Il faudrait garantir un accès pour toutes, partout. Car les situations sont très différentes. Par exemple, dans certains centres, il n’y a pas d’unité de lieu. Cela complexifie et stigmatise les parcours des femmes. Un secrétariat dédié, des consultations d’anesthésie dédiées ainsi que des plages opératoires réservées, qui permettent de sécuriser l’accès me semblent aussi nécessaires. La population d’orthogénie est une vraie file active, à l’hôpital, mais aussi en libéral (c’est d’ailleurs un excellent mode de recrutement). Il faut donc un vrai parcours patient. Et cela devrait devenir un critère indispensable dans le processus de certification des hôpitaux. Il faudrait aussi mettre en place une véritable formation en orthogénie, pour les sages-femmes et les médecins. La discipline comprend l’IVG, mais aussi la contraception, la vie affective et la santé sexuelle, le repérage des violences… L’orthogénie permet une réflexion sur la place des femmes dans la société. La formation devient urgente face à la recrudescence des professionnels qui revendiquent une clause de conscience. Plusieurs centres ont fermé. La double clause de conscience pourrait également être supprimée. En pratique, elle a tendance à stigmatiser les patientes en demande d’IVG.
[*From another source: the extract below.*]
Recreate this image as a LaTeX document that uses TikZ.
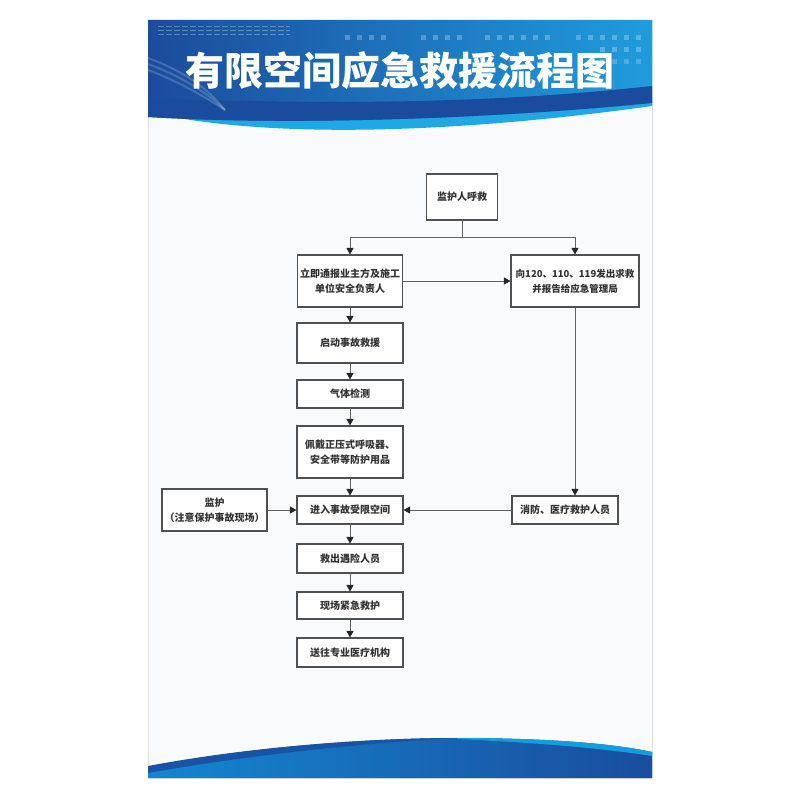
\documentclass[tikz,border=0pt]{standalone}
\usepackage{fontspec}
\newfontfamily\cjk{Noto Sans CJK SC}
\newfontfamily\titlefont{Noto Sans CJK SC Black}
\usepackage{tikz}
\usetikzlibrary{arrows.meta, positioning}
\definecolor{hdark}{HTML}{1B4B9C}
\definecolor{hlight}{HTML}{1F9CDC}
\definecolor{hband}{HTML}{1EA8E4}
\definecolor{fmid}{HTML}{06A6E6}
\definecolor{fleft}{HTML}{1386D0}
\definecolor{fright}{HTML}{1A4D9E}
\definecolor{boxgray}{HTML}{505050}
\definecolor{txtgray}{HTML}{333333}
\definecolor{paper}{HTML}{F9FAFB}
\tikzset{
  bx/.style = {draw=boxgray, line width=1.1pt, fill=white, align=center,
    inner sep=0pt, text=txtgray, minimum width=106pt, minimum height=28pt,
    font=\cjk\bfseries\fontsize{10}{15}\selectfont},
  link/.style = {->, draw=boxgray!90, line width=1pt}
}
\begin{document}
\begin{tikzpicture}[x=1pt, y=-1pt, >={Triangle[length=6.5pt,width=7pt,color=black!85]}]
\useasboundingbox (0,0) rectangle (800,800);
% poster
\fill[white] (0,0) rectangle (800,800);
\fill[paper, draw=black!12] (148,20) rectangle (652,778);
% header
\fill[hband] (148,112) .. controls (280,142) and (480,130) .. (652,106) -- (652,98) -- (148,98) -- cycle;
\shade[left color=hdark, right color=hlight] (148,20) -- (652,20) -- (652,103)
  .. controls (500,118) and (300,126) .. (148,117) -- cycle;
\fill[hdark] (148,98) .. controls (400,108) and (550,97) .. (652,86) -- (652,103)
  .. controls (500,118) and (300,126) .. (148,117) -- cycle;
\foreach \s in {0,6,12}
  \draw[white, opacity=.18, line width=2pt] (148,58+\s) .. controls (180,70+\s) and (205,85+\s) .. (225,110);
\foreach \r in {27,31,35}
  \draw[white, opacity=.3, line width=1pt, dash pattern=on 6pt off 2pt] (158,\r) -- (290,\r);
\foreach \x in {347,359,371,383, 423,435,447,459, 487,499,511,523,535,547, 578,590,602,614,626,638}
  \fill[white, opacity=.25] (\x-2.5,35.5) rectangle (\x+2.5,40.5);
\foreach \x in {602,614,626,638} {
  \fill[white, opacity=.25] (\x-2.5,47.5) rectangle (\x+2.5,52.5);
  \fill[white, opacity=.2] (\x-2.5,59.5) rectangle (\x+2.5,64.5);
}
\node[text=white, font=\titlefont\fontsize{39}{39}\selectfont] (title) at (400,71) {有限空间应急救援流程图};
% footer
\shade[left color=fleft, middle color=fmid, right color=fright] (148,778) -- (148,767)
  .. controls (260,745) and (380,738) .. (457,738) .. controls (560,738) and (620,745) .. (652,752)
  -- (652,778) -- cycle;
\fill[fright!90!fleft] (148,766) .. controls (260,745) and (380,738) .. (457,738)
  .. controls (380,742) and (260,753) .. (148,773) -- cycle;
\fill[cyan!60!fmid] (457,738) .. controls (560,738) and (620,745) .. (652,752) -- (652,756)
  .. controls (600,748) and (540,743) .. (457,739) -- cycle;

% flow chart
\node[bx, minimum width=71pt, minimum height=46pt] (help) at (462,197) {监护人呼救};
\node[bx, minimum width=105pt, minimum height=52pt] (notify) at (350,281) {立即通报业主方及施工\\单位安全负责人};
\node[bx, minimum width=128pt, minimum height=52pt, font=\cjk\bfseries\fontsize{9.5}{15}\selectfont] (call) at (575,281) {向120、110、119发出求救\\并报告给应急管理局};
\node[bx, minimum height=40pt] (start) at (350,343) {启动事故救援};
\node[bx] (gas) at (350,394) {气体检测};
\node[bx, minimum height=52pt] (wear) at (350,452) {佩戴正压式呼吸器、\\安全带等防护用品};
\node[bx] (enter) at (350,510) {进入事故受限空间};
\node[bx, minimum width=105pt, minimum height=42pt] (guard) at (214.5,510) {监护\\（注意保护事故现场）};
\node[bx] (fire) at (565,510) {消防、医疗救护人员};
\node[bx, minimum height=29pt] (rescue) at (350,558.5) {救出遇险人员};
\node[bx, minimum height=27pt] (aid) at (350,605.5) {现场紧急救护};
\node[bx, minimum height=29pt] (send) at (350,652.5) {送往专业医疗机构};

\coordinate (split) at (462,237);
\draw[link, -] (help) -- (split);
\draw[link] (split) -| (notify);
\draw[link] (split) -| (call);
\draw[link] (notify) -- (call);
\draw[link] (call.south) -- (call.south |- fire.north);
\draw[link] (fire) -- (enter);
\draw[link] (guard) -- (enter);
\foreach \a/\b in {notify/start, start/gas, gas/wear, wear/enter, enter/rescue, rescue/aid, aid/send}
  \draw[link] (\a) -- (\b);
\end{tikzpicture}
\end{document}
Comment vous êtes-vous intéressée à l’orthogénie ? 

À l’Association nationale des sages-femmes
orthogénistes (Ansfo), on s’inspire de Simone de Beauvoir, pour déclarer : « On ne naît pas orthogéniste, on le devient. » Car les sages-femmes sont très formées à la périnatalité. L’orthogénie est venue à moi plus tard, par le biais d’un poste de coordination des grossesses à haut risque et d’orthogénie, en 2010. J’ai été confrontée à la difficulté de recruter des praticiens pour assurer les consultations d’orthogénie. En 2016, nous avons obtenu une unité de lieu pour l’orthogénie et depuis 2017, les sages-femmes assurent les consultations et l’ensemble de la prise en charge des IVG médicamenteuses. Une collègue qui avait un DU d’échographie nous a formées. J’ai également suivi d’autres formations au sein de l’hôpital. Mais en matière d’IVG, le parcours de soins est fragile. À la moindre difficulté, des éléments de ce parcours peuvent disparaître. Il faut rester très vigilante pour garantir l’ensemble. Les sages-femmes sont de plus en plus nombreuses à s’investir. L’Ansfo s’étoffe progressivement. La vocation de l’association, qui fournit beaucoup d’informations, vise notamment à valoriser les sages-femmes à travers l’orthogénie. C’est une vraie ouverture pour les sages-femmes, qui se place en miroir de la lutte pour les droits des femmes et contre les violences.